* [Material to process]
#####
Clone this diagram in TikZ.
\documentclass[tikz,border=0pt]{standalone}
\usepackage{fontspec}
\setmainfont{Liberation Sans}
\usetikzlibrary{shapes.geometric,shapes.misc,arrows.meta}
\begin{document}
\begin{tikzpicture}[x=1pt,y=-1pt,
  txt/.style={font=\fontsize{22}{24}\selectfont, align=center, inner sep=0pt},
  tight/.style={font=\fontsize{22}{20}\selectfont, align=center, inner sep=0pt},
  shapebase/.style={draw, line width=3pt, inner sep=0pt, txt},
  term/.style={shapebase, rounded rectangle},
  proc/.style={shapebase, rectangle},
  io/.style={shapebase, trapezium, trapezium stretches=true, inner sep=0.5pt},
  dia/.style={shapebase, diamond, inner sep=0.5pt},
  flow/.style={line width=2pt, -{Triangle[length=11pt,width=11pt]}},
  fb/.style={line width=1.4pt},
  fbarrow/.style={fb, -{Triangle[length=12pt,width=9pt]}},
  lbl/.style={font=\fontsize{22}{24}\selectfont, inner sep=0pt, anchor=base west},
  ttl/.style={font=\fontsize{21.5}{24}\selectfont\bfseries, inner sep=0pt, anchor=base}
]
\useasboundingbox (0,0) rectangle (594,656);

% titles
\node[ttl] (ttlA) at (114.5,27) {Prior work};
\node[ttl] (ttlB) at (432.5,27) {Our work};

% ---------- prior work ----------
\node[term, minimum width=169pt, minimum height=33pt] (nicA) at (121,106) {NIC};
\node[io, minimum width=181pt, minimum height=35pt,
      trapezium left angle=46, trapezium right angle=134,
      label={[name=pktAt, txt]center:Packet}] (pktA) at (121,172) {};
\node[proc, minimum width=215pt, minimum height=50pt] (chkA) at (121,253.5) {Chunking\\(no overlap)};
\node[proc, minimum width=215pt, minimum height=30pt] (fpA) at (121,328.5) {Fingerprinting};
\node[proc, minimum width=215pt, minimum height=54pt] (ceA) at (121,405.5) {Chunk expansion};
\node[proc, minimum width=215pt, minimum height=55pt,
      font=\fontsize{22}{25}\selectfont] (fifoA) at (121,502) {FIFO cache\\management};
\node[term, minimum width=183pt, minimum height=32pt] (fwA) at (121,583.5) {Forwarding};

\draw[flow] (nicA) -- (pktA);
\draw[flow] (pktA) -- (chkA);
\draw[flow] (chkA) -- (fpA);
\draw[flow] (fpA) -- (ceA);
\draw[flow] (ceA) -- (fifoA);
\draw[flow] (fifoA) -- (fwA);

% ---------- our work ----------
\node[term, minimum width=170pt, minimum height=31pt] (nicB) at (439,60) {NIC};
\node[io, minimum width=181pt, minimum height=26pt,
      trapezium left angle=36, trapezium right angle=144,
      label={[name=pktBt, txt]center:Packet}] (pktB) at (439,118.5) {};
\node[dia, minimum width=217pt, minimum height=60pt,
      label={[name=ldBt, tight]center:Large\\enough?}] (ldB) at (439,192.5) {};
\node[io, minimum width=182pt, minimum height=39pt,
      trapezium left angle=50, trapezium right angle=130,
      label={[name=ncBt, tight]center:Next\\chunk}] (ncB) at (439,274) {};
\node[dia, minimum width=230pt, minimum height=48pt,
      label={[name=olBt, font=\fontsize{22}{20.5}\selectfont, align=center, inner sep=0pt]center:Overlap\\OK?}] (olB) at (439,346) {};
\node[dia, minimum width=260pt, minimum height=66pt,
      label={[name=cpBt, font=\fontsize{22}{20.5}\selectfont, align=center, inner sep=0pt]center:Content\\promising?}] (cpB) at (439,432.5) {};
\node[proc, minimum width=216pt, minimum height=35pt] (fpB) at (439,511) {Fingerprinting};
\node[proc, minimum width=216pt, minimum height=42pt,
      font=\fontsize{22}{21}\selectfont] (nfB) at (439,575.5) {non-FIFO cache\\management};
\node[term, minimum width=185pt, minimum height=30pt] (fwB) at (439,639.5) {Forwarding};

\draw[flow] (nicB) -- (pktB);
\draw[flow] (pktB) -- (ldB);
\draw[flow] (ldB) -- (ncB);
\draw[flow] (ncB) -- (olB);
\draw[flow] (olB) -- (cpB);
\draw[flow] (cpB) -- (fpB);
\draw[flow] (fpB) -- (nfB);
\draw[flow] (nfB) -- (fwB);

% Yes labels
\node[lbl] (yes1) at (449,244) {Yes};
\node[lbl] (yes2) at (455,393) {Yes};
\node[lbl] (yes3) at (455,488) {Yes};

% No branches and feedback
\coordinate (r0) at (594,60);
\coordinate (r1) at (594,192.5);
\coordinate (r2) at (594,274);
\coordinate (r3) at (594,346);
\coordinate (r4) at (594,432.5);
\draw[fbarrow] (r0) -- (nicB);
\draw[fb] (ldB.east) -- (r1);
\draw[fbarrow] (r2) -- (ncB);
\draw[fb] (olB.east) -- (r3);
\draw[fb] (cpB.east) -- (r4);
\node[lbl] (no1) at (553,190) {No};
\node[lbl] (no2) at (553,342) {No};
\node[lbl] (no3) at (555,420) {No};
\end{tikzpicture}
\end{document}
#####
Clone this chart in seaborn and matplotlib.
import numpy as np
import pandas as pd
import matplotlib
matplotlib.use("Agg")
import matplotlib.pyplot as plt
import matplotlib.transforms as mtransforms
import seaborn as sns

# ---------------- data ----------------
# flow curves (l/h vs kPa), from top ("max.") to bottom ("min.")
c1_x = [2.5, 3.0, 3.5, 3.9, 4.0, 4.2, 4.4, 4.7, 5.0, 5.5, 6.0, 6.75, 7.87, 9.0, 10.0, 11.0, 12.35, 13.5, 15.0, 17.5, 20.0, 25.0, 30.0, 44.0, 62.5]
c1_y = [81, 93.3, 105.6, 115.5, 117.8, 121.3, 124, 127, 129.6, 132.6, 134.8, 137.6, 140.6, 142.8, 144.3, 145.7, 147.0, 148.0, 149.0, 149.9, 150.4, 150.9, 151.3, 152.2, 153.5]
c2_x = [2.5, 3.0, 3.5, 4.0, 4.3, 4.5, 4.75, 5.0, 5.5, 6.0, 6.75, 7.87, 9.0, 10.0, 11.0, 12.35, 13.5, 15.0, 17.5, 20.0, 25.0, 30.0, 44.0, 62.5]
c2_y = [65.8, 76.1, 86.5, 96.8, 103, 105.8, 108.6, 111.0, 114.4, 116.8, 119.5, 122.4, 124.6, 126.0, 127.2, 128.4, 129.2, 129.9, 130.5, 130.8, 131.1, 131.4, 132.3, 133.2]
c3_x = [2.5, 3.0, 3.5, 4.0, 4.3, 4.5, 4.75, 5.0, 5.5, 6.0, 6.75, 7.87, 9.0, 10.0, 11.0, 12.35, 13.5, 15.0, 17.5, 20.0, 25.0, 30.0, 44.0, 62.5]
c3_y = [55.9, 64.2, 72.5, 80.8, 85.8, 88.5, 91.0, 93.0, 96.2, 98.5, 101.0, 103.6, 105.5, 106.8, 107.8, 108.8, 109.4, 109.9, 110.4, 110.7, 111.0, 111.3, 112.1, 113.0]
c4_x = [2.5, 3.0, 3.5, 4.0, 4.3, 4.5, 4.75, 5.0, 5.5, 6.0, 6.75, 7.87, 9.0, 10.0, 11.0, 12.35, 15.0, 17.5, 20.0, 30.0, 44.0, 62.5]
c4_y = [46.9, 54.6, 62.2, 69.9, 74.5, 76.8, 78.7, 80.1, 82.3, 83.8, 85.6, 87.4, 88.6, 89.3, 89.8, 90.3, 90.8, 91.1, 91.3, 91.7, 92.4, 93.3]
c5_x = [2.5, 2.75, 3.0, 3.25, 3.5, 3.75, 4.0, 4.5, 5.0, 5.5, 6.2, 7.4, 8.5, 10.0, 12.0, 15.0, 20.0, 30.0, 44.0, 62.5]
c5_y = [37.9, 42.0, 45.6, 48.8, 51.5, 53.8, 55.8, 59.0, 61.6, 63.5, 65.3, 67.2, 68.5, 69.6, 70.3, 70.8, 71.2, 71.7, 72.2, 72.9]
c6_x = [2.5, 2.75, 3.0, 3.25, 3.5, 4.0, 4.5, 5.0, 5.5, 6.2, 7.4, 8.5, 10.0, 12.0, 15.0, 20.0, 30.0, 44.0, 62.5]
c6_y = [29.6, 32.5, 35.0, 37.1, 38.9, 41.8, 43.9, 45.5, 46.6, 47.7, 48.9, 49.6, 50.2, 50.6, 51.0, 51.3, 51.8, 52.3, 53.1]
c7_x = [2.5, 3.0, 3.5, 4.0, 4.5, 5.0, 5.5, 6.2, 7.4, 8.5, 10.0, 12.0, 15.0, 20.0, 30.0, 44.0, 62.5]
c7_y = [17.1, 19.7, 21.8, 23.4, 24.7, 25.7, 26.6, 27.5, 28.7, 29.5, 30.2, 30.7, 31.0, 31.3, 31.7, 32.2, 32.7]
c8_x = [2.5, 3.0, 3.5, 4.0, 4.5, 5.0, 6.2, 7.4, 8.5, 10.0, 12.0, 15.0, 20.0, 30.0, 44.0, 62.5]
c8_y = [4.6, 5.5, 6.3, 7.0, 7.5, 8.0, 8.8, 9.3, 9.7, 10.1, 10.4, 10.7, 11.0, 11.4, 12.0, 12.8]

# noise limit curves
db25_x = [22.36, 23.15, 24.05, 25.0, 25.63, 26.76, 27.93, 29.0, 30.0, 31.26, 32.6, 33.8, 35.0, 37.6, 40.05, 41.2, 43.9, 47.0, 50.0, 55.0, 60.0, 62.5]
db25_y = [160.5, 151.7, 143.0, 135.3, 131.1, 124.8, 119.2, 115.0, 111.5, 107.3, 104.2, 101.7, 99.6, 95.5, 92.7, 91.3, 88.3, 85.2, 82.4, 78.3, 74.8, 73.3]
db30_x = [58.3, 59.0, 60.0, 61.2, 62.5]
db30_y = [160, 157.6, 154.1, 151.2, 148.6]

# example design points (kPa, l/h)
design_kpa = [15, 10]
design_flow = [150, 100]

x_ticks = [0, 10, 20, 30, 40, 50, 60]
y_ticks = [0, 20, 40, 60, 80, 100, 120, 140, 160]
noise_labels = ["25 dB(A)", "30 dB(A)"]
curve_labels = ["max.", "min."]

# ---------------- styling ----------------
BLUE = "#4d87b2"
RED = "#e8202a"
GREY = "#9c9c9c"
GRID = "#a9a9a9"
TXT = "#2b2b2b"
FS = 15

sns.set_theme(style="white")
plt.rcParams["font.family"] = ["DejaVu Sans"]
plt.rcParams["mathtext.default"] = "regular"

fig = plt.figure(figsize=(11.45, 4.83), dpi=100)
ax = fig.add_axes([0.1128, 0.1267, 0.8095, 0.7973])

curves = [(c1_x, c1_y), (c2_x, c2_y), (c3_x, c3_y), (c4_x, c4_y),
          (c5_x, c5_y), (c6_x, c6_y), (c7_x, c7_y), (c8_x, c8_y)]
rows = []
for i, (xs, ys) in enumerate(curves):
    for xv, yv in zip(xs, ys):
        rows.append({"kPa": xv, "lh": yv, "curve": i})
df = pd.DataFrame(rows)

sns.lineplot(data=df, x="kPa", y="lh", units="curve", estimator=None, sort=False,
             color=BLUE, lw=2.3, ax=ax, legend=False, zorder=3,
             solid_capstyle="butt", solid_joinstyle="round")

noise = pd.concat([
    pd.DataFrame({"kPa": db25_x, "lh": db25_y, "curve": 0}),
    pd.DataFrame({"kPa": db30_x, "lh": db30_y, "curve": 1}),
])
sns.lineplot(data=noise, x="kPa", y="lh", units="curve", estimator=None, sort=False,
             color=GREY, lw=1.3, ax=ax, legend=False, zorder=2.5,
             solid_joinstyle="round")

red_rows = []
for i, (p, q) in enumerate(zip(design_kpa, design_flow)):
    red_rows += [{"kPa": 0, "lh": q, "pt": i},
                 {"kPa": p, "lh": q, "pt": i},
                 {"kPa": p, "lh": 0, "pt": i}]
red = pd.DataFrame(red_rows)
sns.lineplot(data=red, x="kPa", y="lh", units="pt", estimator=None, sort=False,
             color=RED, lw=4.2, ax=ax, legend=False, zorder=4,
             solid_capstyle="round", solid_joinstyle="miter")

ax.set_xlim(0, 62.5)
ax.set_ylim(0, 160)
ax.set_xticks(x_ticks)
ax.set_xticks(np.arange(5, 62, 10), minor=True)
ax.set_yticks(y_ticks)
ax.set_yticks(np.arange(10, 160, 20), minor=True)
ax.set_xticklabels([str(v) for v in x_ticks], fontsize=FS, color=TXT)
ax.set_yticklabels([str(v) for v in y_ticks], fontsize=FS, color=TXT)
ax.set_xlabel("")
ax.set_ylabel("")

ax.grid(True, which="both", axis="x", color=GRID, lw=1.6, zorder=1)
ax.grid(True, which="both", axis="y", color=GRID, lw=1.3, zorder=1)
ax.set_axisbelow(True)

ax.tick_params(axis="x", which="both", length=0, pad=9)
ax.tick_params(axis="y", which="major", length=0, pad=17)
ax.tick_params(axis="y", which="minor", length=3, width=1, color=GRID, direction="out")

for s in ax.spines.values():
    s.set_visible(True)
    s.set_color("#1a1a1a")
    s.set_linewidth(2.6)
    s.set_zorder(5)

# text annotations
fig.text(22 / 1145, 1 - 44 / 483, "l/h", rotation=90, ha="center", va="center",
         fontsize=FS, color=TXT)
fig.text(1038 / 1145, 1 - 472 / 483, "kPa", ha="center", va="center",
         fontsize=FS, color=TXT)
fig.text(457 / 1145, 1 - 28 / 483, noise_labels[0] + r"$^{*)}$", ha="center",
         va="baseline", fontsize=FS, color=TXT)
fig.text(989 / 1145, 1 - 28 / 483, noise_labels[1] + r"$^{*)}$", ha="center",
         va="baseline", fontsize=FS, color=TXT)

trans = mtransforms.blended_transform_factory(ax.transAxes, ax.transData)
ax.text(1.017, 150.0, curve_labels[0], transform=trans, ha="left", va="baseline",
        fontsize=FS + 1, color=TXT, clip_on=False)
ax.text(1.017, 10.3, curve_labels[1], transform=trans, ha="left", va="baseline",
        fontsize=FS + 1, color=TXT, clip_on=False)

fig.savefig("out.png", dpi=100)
#####
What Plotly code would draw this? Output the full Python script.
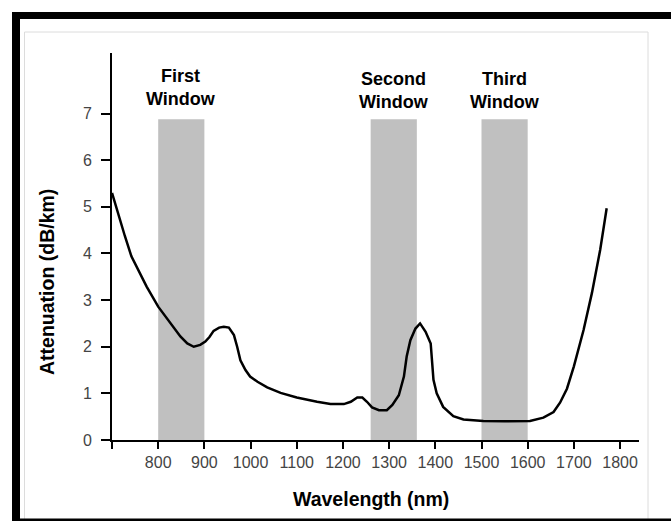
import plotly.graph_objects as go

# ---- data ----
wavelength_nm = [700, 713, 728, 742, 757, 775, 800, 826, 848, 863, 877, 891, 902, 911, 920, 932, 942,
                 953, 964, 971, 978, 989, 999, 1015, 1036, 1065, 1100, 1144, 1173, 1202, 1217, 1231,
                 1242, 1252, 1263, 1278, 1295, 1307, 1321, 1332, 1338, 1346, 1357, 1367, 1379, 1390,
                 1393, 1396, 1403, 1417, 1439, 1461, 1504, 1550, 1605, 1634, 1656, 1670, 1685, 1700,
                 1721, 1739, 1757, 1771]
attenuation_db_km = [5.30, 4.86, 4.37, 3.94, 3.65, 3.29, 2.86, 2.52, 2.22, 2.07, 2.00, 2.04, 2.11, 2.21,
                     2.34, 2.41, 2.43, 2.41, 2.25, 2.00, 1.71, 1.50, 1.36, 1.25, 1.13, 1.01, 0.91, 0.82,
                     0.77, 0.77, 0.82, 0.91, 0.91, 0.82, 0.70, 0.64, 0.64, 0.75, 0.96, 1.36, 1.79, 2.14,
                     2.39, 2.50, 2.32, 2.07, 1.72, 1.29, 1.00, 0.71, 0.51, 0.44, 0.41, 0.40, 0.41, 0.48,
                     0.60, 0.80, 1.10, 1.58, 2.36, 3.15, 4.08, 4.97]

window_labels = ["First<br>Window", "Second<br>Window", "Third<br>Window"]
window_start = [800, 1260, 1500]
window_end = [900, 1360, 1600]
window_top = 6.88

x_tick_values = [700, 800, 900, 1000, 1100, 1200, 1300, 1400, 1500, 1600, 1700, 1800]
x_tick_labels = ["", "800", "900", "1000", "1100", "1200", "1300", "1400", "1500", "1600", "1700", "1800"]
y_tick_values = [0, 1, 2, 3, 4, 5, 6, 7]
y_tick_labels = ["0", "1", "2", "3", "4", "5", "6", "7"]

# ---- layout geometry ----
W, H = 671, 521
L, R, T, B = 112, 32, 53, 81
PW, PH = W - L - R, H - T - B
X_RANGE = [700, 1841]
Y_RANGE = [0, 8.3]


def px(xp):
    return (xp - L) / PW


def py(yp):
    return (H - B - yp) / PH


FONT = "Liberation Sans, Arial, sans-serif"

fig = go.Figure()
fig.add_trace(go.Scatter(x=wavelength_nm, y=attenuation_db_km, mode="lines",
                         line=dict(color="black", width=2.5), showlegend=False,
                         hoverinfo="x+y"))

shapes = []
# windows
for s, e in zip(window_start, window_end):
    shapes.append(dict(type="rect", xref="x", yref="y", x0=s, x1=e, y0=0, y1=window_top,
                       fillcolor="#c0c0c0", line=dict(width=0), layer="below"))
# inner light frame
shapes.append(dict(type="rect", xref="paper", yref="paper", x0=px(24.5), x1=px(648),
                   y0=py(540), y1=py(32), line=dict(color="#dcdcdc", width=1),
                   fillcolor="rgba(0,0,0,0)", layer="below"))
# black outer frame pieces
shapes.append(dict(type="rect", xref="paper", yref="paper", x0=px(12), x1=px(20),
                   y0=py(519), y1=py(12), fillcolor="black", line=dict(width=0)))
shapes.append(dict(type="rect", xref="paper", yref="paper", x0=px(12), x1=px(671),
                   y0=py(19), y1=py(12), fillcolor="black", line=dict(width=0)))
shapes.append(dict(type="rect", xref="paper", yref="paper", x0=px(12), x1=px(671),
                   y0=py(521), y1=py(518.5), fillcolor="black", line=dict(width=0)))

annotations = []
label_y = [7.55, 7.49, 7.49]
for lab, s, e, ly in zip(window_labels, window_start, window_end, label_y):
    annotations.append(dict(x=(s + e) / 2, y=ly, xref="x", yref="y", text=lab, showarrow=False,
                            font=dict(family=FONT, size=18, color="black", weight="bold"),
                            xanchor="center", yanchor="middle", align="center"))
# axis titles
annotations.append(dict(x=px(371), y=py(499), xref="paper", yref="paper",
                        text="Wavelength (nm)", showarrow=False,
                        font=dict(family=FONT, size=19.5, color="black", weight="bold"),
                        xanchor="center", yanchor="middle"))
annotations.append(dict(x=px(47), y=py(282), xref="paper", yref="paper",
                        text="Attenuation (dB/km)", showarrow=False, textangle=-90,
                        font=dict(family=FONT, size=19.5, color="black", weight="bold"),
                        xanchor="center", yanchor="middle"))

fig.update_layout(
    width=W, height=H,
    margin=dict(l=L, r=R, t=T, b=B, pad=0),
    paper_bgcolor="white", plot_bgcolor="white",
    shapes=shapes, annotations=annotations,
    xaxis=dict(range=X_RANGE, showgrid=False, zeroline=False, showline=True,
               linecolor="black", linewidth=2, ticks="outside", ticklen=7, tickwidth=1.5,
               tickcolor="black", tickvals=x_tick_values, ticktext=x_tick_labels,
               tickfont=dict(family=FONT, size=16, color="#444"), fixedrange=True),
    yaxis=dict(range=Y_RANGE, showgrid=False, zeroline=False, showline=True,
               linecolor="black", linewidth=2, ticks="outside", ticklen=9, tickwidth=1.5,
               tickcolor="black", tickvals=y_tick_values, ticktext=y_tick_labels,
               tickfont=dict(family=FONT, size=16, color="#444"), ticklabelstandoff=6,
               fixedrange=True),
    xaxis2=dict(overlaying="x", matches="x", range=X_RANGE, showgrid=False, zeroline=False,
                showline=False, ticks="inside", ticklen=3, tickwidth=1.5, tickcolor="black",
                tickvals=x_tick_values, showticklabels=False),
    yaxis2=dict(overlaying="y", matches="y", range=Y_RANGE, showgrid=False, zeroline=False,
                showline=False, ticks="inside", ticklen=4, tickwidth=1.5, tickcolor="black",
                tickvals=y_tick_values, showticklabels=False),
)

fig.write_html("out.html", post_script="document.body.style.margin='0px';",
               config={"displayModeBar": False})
#####
* [Aim of the exercise] Make an exact copy of the lines from the one that contains "What Plotly code" through the one that contains "import plotly.graph_objects as go", both included, and no other lines. Pictures are skipped.

* [Result of the exercise]
What Plotly code would draw this? Output the full Python script.
import plotly.graph_objects as go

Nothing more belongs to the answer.